Rose describes a variety of reasons why adult students would need to revisit education after years in the workforce.

“There were people who didn’t do all that great in K-12 or maybe started out doing okay but for various reasons faltered,” he says. “Some people had learning disabilities, or had to quit [school] to support and take care of family. When you’re poor, you’re parceling out your resources.

“In other cases, some people did complete high school [and] went into the workforce, or into the military. Now they’re coming back from military service; or they went into the workforce and their job fell apart. They had a job for ten or 15 years, maybe, and then – boom – the industry shuts down. In rural and semirural communities, that can be disastrous because there’s not much diversity of employment there.”
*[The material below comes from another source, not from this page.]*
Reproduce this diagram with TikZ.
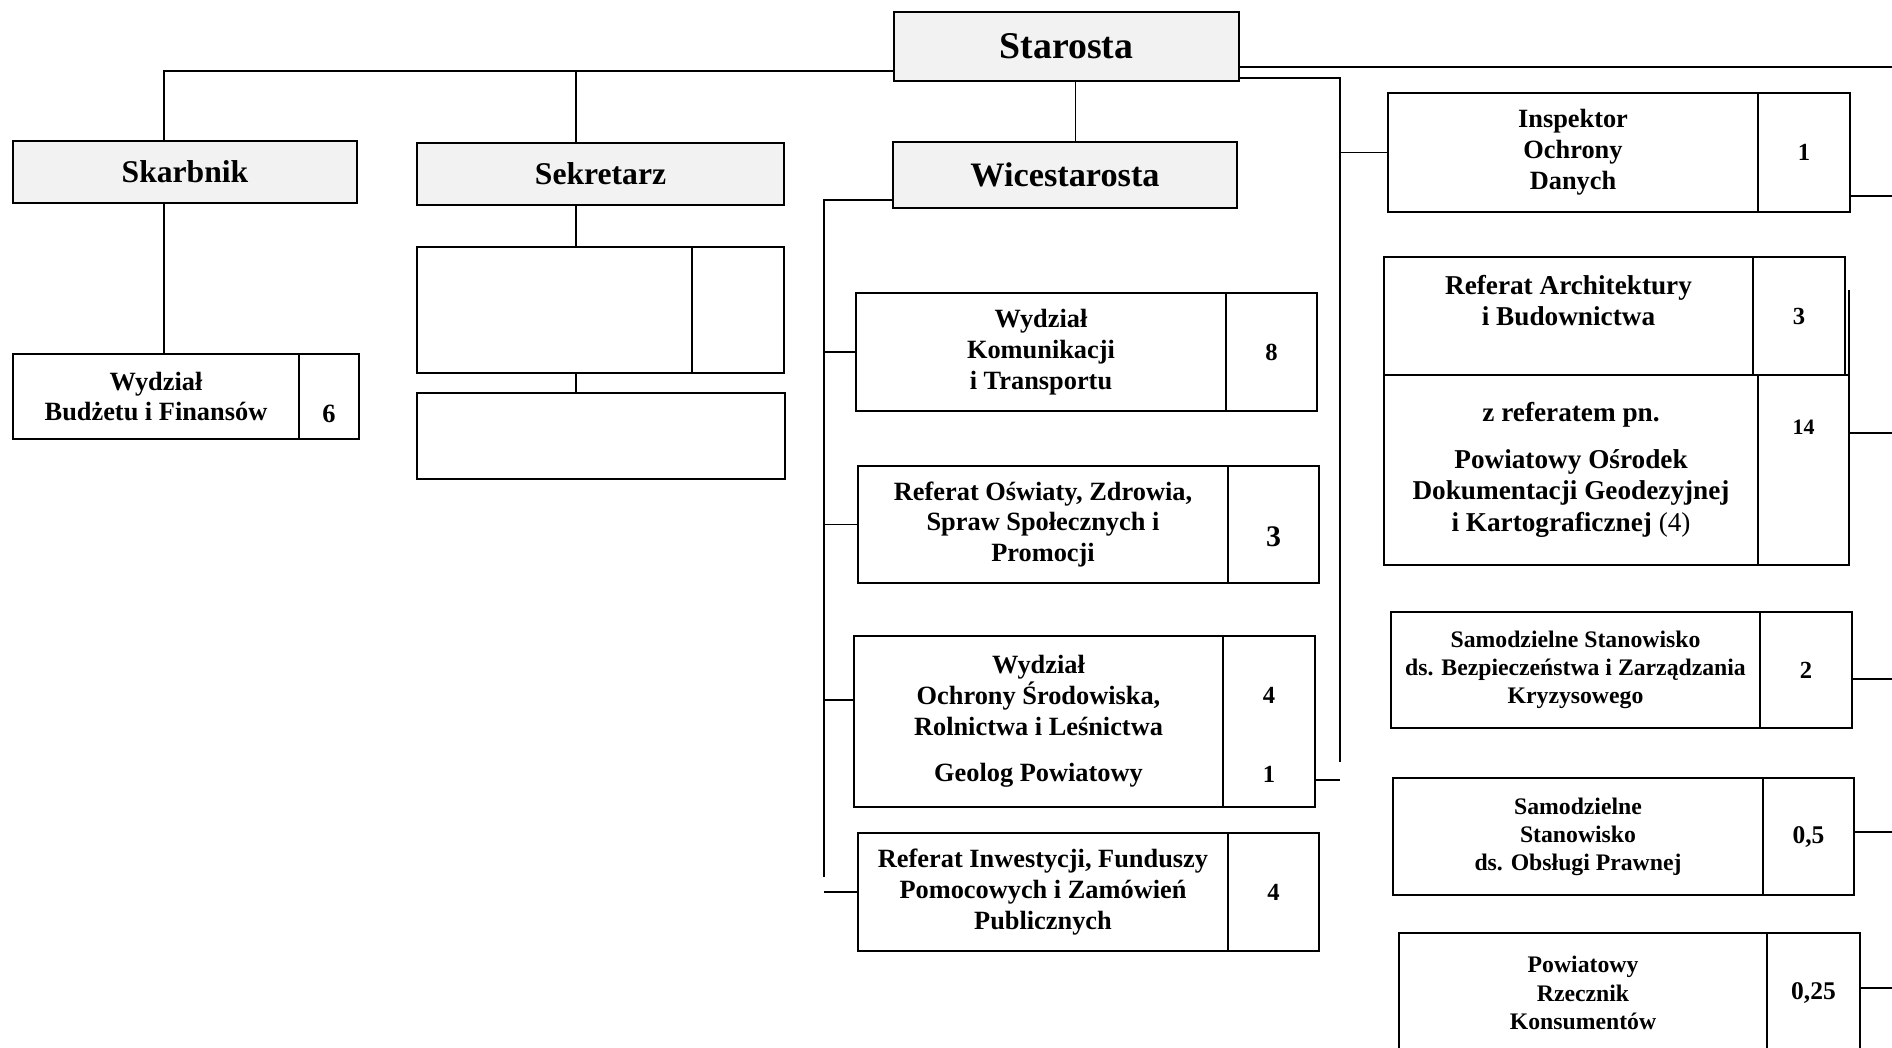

Rose outlines the effects that reduced budgets are having on students who are pursuing a second degree or even a high school diploma during the nation’s economic downturn.

“In just about any survey you look at, enrollments are up around the country for adult school programs, for occupational programs, for community college programs,” he states. “And the tragedy is that these enrollments are increasing at a time when most states are cutting the budgets of these programs. So you end up with people who are not able to get into either an adult school or community college program. It is literally hundreds of thousands of people who are on wait lists, can’t get in, or are turned away.”

Rose notes that current economic and political philosophies have created “this strong ideology of austerity; that the way to secure our economic future, many people believe, is through clamping down.”

“There are economists from across the ideological spectrum that question the wisdom of such a severe austerity move during a recession,” says Rose. “We certainly are seeing this debate in Europe. The argument is that what you need to be doing is creating jobs and holding the safety net together. And then you start to worry about trimming back on expenses when the economy regularizes again.

“But even though you get a range of centrist economists to somewhat right-of-center economists [to] left economists agreeing to this, the political climate is such that… you don’t have a strong, moral counter-voice representing the less advantaged at the table.”

Rose asserts that despite the current trend of cutting back on education, the effects of an uneducated or undereducated population are a disadvantage to consider in the long run, both in terms of the economy and more vividly, in terms of societal gain.

“If people become more employable, then they’re paying taxes,” says Rose. “They’re drawing less on social services; they’re buying things. There are all kinds of economic benefit to increasing people’s labor market value.

“But one of the things that we know from research is that the more people are educated, the more non-economic payoffs you have,” adds Rose. “They become more civically involved, more politically involved. There are better health outcomes and health literacy. They rely on social services less. They get more involved in their kids’ education.”

Rose says that the returning students he studied expressed many reasons for pursuing education that were not related to the obvious economic incentive.

“What is so fascinating to me are the other reasons that people express, other than economic [reasons],” he says. “People said things like, ‘I never did very well in school, and I want to do better,’ or ‘I want to be a role model for my kids, I want to help them with their homework,’ or, ‘I want to know what’s going on [in the world].’ They say things that are really powerful, like ‘I want to turn my life around.’”

In the book, Rose points out that nearly 45 percent of postsecondary students in the United States do not enroll in college directly out of high school, resulting in a non-traditional college student demographic that is now the norm in many parts of the nation. He underscores the enhancement that non-traditional students bring to adult and higher education, both for their fellow students and their instructors.

“One historical example of how powerful mixing up the population could be in our colleges and universities is the GI Bill [and] what happened after World War II when suddenly you had thousands of GIs coming back and going into higher education,” says Rose. “It really did change the nature and landscape of higher education in the United States.

“I think that there’s undeniable social benefit to involving more people from more kinds of backgrounds with more personal histories, more experiences, more languages … into this thing called education. It makes it a richer mix. [Students like these] might ask the same kinds of questions that other people ask, but they’re going to ask them in a different way.”

Rose’s most recent writings include an a two-part essay for Inside Higher Ed with sections titled “The Missing Element in Student Success” and “Developing Professors for Student Success.” He also participated in a forum discussion on an article by Nobel Prize-winning economist James Heckman on promoting social mobility through early childhood intervention programs.